Sparse Regularization Tensor Robust PCA Based on t-product and Its Application in Cancer Genomic Data

Abstract

Genetic information becomes more and more important in the process of biological research. Gene analysis is an effective mean in biological research, especially the analysis of differentially expressed genes. Robust principal component analysis (RPCA) is an effective method to identify differentially expressed genes. But tensor robust principal component analysis (TRPCA) performs better than RPCA when processing multi-dimensional data. The traditional TRPCA method also has limitations in restoring low-rank sparse components. To further improve the accuracy of the TRPCA method in restoring low-rank components and sparse components, we propose a novel TRPCA method to obtain high-order correlations information of multi-dimensional data. It uses a new nuclear norm based on t-product operator to approximate the rank function. The $L_{2,1}$ -norm is used to improve the sparsity of tensors and reduce the negative effects caused by noises and outliers. At the same time, the introduction of $L_{2,1}$ -norm enhances the sparsity of error components, and improves the accuracy of low-rank component recovery.

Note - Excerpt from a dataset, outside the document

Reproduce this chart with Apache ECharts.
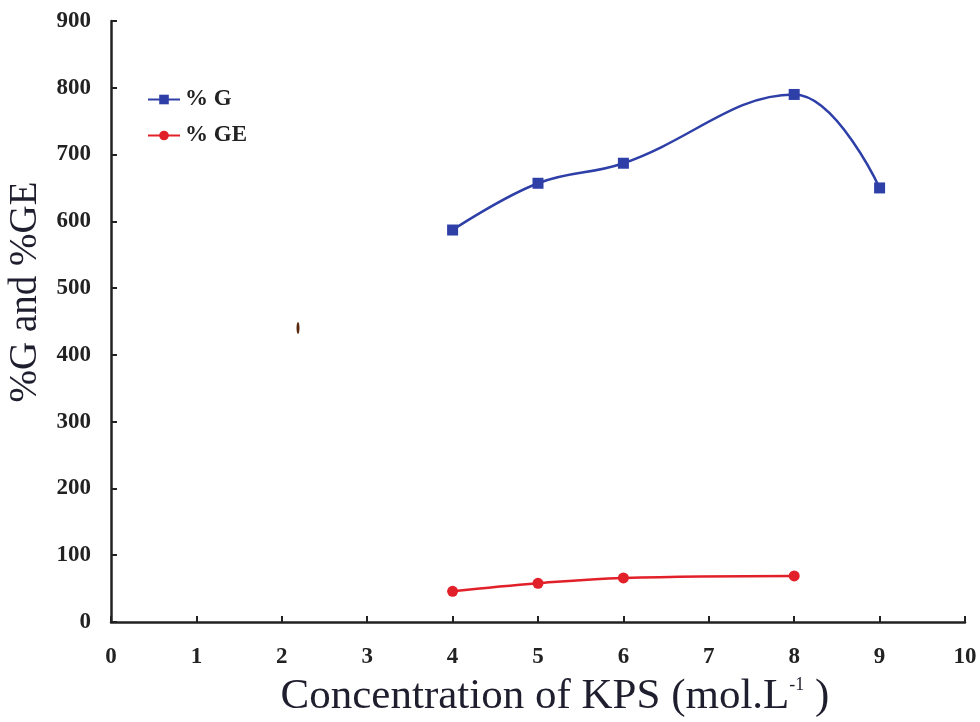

The low-rank sparse components are obtained by solving the convex problem of the new tensor nuclear norm. It can well preserve the spatial structure and make full use of complementary information to improve the clustering effect. Alternating direction method of multiplier (ADMM) is used to solve the optimization problem of this method. Experimental results on different cancer genomic datasets indicate that our method is superior to other methods.